══ Data section

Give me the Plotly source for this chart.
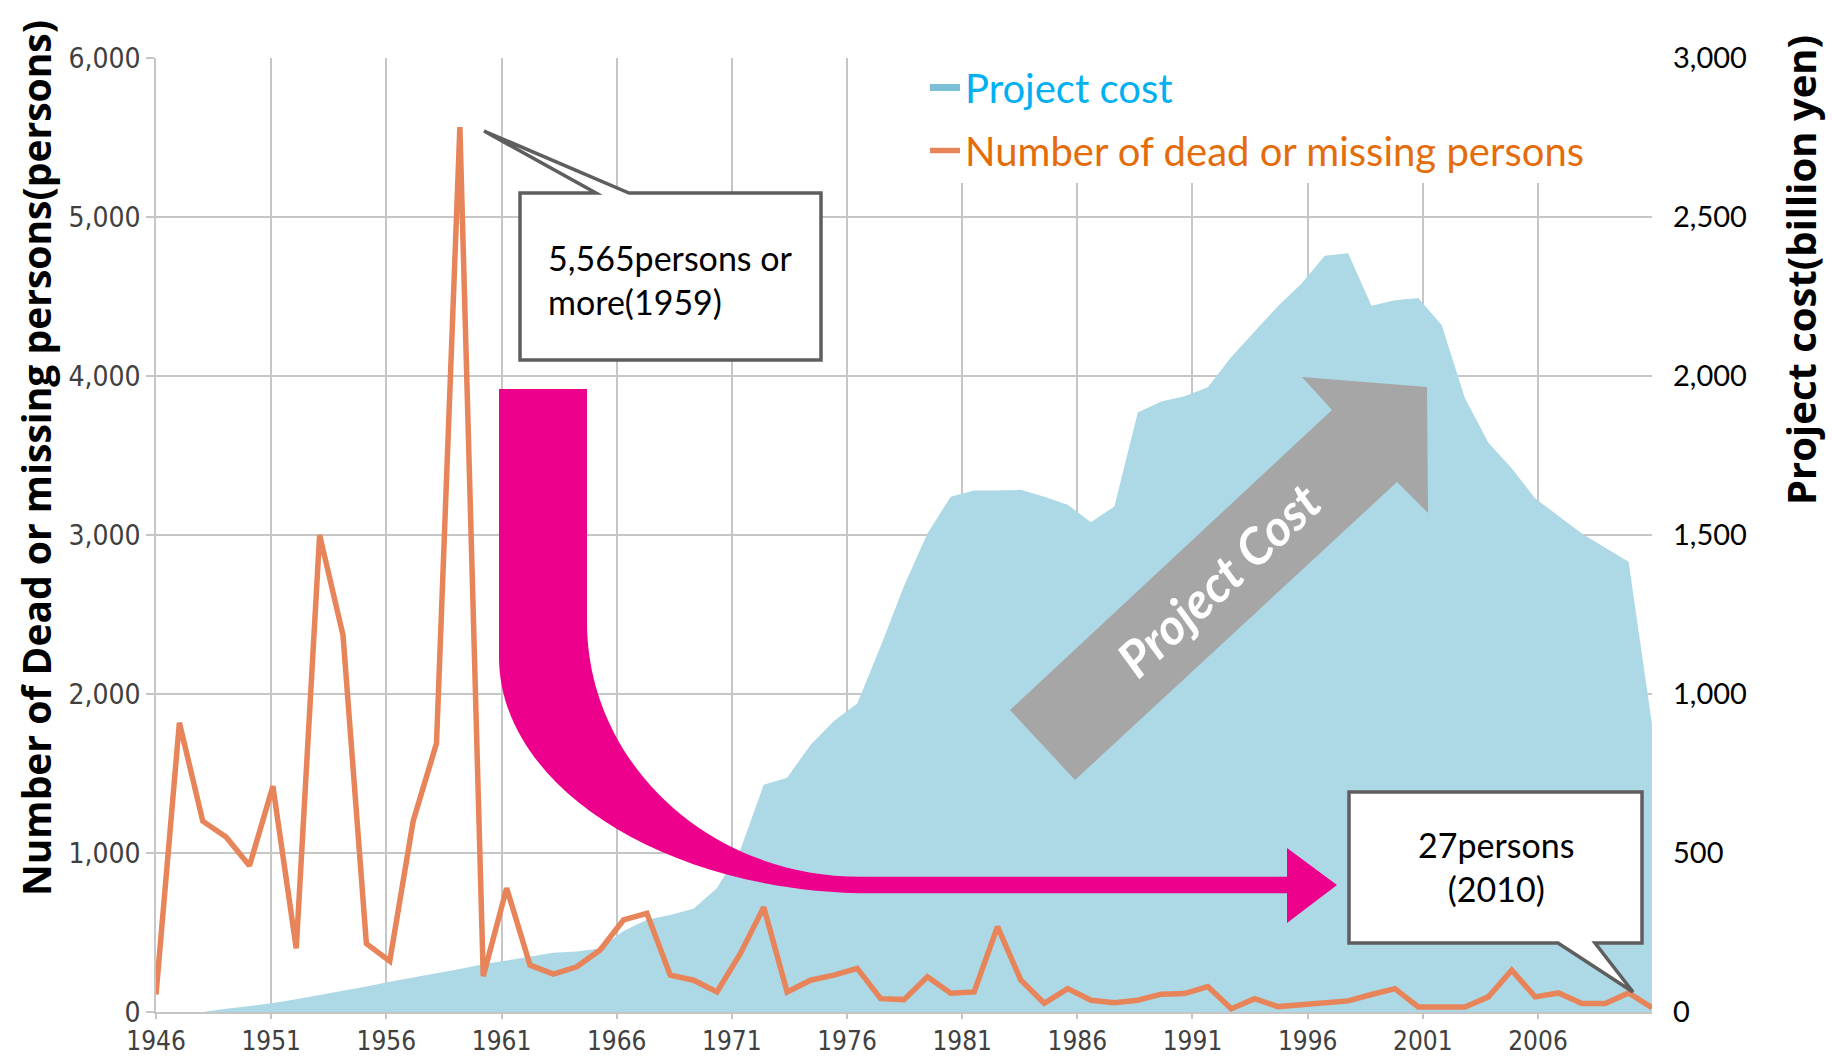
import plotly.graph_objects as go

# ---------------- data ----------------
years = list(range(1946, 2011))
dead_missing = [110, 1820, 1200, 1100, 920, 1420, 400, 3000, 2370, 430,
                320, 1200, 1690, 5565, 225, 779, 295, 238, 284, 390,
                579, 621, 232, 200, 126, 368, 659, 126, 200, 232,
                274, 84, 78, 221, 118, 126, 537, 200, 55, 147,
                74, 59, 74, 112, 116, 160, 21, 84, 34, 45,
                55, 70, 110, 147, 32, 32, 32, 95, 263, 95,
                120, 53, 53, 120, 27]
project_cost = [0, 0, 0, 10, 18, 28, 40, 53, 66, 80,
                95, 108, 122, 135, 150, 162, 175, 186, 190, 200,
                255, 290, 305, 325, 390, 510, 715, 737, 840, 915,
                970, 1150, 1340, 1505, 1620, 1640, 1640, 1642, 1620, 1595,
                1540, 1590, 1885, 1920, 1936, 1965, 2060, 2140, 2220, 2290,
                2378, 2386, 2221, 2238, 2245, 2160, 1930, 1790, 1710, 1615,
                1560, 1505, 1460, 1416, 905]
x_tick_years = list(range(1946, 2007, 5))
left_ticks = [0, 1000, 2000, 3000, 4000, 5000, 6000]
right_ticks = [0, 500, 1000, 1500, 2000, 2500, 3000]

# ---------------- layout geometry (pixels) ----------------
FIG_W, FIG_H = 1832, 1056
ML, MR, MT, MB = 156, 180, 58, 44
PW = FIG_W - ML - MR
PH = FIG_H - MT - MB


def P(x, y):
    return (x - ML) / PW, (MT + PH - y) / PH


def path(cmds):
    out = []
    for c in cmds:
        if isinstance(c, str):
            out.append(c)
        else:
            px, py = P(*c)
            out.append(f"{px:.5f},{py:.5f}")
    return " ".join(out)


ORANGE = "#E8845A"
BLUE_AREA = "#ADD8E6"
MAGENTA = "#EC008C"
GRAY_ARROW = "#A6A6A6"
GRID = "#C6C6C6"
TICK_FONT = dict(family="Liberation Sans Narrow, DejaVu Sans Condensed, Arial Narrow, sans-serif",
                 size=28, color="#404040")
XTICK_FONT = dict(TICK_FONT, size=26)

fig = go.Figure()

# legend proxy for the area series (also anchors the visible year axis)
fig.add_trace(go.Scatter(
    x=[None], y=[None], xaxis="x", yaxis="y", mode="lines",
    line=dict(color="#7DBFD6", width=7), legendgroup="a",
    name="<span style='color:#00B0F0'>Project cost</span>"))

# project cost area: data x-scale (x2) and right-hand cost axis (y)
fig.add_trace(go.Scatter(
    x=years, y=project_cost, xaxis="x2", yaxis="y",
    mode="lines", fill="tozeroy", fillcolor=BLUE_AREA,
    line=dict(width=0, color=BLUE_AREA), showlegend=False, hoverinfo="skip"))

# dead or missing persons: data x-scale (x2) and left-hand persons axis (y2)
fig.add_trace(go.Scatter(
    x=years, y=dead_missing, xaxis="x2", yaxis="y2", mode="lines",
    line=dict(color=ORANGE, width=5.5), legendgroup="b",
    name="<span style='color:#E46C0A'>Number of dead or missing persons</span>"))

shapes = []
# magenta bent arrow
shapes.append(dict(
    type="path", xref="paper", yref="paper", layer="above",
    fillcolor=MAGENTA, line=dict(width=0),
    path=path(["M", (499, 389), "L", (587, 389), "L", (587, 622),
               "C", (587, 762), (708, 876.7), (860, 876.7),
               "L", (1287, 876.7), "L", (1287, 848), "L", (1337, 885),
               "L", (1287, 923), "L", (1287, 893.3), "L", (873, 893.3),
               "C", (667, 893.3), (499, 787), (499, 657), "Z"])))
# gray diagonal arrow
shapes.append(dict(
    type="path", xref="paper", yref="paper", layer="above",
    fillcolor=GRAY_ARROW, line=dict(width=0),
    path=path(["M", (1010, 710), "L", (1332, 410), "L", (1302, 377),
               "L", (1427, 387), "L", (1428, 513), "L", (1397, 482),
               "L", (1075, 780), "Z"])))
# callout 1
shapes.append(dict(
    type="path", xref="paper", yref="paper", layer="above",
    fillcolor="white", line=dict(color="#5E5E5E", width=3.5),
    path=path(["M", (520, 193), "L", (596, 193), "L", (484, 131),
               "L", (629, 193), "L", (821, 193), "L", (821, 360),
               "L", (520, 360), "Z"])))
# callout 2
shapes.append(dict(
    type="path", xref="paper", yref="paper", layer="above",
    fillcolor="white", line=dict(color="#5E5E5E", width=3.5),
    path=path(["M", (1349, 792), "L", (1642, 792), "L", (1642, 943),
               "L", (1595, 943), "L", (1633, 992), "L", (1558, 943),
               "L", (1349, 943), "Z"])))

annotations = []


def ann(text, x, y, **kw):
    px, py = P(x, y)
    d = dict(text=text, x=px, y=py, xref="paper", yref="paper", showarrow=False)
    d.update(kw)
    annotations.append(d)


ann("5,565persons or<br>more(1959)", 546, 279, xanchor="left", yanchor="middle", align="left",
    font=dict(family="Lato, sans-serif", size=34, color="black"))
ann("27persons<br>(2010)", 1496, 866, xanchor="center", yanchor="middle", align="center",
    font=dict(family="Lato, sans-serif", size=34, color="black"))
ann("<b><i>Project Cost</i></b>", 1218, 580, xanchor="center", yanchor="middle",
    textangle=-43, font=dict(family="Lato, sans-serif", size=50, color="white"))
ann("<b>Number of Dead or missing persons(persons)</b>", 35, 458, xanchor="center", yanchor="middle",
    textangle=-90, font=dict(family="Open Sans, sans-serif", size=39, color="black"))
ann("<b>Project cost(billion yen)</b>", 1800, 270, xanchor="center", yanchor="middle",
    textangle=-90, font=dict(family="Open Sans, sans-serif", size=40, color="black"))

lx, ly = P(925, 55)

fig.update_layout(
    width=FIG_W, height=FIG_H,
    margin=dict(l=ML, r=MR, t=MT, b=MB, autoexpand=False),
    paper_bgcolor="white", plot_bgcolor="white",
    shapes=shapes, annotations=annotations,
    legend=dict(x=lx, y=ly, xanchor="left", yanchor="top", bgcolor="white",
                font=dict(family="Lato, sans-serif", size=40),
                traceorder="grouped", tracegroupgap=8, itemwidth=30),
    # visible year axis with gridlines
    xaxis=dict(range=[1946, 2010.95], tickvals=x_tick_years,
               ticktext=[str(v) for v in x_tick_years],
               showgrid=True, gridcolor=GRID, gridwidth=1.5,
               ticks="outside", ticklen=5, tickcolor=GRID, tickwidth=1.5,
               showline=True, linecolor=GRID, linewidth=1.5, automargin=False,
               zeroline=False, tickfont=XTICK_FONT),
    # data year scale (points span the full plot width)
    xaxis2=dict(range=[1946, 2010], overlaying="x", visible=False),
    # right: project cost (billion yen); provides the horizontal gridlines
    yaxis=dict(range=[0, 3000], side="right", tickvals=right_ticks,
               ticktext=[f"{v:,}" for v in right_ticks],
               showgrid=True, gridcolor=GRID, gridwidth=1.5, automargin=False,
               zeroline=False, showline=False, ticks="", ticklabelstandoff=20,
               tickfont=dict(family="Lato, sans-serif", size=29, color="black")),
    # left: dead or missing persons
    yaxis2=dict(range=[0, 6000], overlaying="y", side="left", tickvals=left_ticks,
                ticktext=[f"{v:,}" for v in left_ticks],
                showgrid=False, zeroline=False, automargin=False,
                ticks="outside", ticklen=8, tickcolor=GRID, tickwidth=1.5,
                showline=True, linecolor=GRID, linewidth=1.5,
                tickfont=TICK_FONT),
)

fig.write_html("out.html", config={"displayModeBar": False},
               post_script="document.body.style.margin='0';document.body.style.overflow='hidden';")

════
══ Data section

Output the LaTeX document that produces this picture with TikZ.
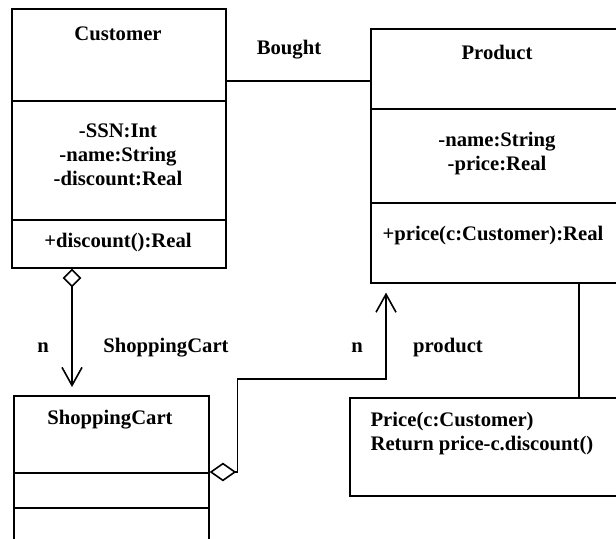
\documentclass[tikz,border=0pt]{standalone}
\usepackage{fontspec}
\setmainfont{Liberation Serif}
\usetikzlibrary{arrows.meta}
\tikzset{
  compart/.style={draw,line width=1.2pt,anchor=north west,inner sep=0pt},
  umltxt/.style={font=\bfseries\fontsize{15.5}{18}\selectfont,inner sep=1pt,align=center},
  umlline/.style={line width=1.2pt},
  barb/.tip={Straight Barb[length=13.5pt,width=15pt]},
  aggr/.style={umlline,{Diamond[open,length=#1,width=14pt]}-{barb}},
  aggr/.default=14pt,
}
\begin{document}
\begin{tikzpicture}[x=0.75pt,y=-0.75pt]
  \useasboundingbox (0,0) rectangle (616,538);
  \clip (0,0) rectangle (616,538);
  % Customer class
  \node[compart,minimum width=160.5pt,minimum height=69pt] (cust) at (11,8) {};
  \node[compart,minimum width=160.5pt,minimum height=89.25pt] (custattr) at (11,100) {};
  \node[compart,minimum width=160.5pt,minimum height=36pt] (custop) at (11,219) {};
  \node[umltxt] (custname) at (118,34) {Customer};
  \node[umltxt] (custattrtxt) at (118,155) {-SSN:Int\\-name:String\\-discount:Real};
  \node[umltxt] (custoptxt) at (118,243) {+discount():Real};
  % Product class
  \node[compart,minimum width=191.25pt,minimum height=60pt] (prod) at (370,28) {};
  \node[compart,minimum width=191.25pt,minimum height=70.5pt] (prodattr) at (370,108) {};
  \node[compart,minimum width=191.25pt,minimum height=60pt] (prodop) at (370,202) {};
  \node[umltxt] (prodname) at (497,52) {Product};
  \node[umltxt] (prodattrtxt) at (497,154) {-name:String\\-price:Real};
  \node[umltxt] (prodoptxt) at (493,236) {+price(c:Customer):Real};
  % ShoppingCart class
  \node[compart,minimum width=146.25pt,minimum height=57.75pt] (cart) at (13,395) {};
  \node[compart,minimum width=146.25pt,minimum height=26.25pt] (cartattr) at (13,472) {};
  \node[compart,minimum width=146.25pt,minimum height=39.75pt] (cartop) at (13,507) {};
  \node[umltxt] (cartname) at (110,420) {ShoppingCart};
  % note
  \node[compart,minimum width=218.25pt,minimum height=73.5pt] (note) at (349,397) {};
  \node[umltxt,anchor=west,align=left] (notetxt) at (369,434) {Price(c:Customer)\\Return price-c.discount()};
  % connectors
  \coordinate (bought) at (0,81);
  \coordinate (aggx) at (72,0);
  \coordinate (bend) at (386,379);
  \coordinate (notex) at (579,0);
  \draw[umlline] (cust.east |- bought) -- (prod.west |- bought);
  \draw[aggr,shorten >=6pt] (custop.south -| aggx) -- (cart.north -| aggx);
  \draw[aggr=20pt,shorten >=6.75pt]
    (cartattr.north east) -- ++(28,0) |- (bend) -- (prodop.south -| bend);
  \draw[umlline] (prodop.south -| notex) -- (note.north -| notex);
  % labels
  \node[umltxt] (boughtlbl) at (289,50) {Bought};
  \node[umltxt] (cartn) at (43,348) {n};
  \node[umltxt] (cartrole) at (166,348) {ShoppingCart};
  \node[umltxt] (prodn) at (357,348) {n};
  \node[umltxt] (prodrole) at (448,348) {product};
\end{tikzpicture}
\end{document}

════
══ Data section

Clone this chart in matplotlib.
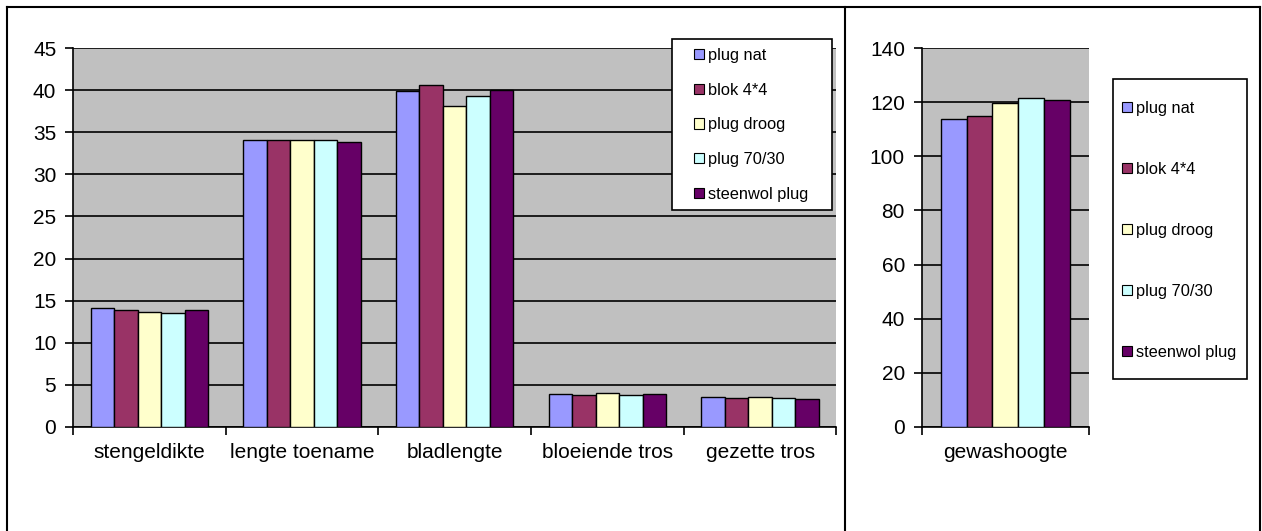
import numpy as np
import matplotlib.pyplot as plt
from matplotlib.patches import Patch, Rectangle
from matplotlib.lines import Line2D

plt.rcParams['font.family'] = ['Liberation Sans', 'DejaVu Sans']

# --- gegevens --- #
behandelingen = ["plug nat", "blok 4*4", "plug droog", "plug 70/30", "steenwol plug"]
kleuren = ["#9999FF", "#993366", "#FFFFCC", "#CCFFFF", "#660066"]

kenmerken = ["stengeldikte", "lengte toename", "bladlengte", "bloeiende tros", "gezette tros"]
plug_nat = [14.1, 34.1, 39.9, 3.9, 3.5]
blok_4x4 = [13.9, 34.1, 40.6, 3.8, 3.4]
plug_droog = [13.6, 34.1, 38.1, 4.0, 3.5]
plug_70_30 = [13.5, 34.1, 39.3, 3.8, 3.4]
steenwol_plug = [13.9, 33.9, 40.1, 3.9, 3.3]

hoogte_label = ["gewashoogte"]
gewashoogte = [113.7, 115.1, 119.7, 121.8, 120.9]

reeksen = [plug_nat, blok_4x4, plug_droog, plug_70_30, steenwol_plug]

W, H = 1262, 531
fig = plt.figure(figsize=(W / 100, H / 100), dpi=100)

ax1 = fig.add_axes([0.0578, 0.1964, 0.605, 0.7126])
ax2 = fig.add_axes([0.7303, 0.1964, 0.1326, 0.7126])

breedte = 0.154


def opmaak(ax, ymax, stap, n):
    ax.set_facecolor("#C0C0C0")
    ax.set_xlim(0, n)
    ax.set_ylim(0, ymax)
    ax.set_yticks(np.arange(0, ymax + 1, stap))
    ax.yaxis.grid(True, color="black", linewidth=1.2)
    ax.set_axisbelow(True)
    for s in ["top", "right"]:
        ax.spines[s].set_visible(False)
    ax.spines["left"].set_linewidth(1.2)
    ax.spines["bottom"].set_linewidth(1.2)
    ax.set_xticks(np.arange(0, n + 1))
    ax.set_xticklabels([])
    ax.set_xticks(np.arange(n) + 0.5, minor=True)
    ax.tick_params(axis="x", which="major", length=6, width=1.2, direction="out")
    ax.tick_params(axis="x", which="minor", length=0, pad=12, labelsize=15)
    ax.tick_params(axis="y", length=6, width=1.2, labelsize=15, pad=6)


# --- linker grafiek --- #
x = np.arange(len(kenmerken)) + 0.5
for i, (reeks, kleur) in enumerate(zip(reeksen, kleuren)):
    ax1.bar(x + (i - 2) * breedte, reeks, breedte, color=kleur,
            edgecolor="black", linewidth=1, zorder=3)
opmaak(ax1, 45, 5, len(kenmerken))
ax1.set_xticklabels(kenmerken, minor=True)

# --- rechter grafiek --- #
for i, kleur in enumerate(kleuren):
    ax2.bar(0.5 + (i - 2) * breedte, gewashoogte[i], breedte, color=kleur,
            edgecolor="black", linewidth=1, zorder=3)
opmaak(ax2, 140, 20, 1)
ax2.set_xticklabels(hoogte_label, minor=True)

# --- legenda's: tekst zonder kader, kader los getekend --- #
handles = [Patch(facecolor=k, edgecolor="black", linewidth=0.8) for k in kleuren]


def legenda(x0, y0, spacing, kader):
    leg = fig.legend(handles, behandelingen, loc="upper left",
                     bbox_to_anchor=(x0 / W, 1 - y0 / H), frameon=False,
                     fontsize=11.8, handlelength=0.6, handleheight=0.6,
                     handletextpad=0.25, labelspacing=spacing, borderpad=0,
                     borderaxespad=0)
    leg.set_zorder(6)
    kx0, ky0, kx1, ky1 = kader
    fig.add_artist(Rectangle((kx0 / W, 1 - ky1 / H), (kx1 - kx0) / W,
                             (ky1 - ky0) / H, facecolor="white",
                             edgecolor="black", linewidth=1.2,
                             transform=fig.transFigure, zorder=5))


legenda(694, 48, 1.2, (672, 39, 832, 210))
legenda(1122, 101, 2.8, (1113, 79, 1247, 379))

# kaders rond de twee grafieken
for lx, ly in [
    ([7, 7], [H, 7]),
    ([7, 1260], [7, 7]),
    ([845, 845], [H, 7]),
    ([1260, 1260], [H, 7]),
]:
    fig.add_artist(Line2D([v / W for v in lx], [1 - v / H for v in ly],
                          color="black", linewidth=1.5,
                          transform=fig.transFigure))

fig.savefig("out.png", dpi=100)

════

To be done: Repeat only the lines from the one holding "Give me the Plotly source for this chart." to the one holding "import plotly.graph_objects as go", both ends included, and drop the images.

Result for this exercise:
Give me the Plotly source for this chart.
import plotly.graph_objects as go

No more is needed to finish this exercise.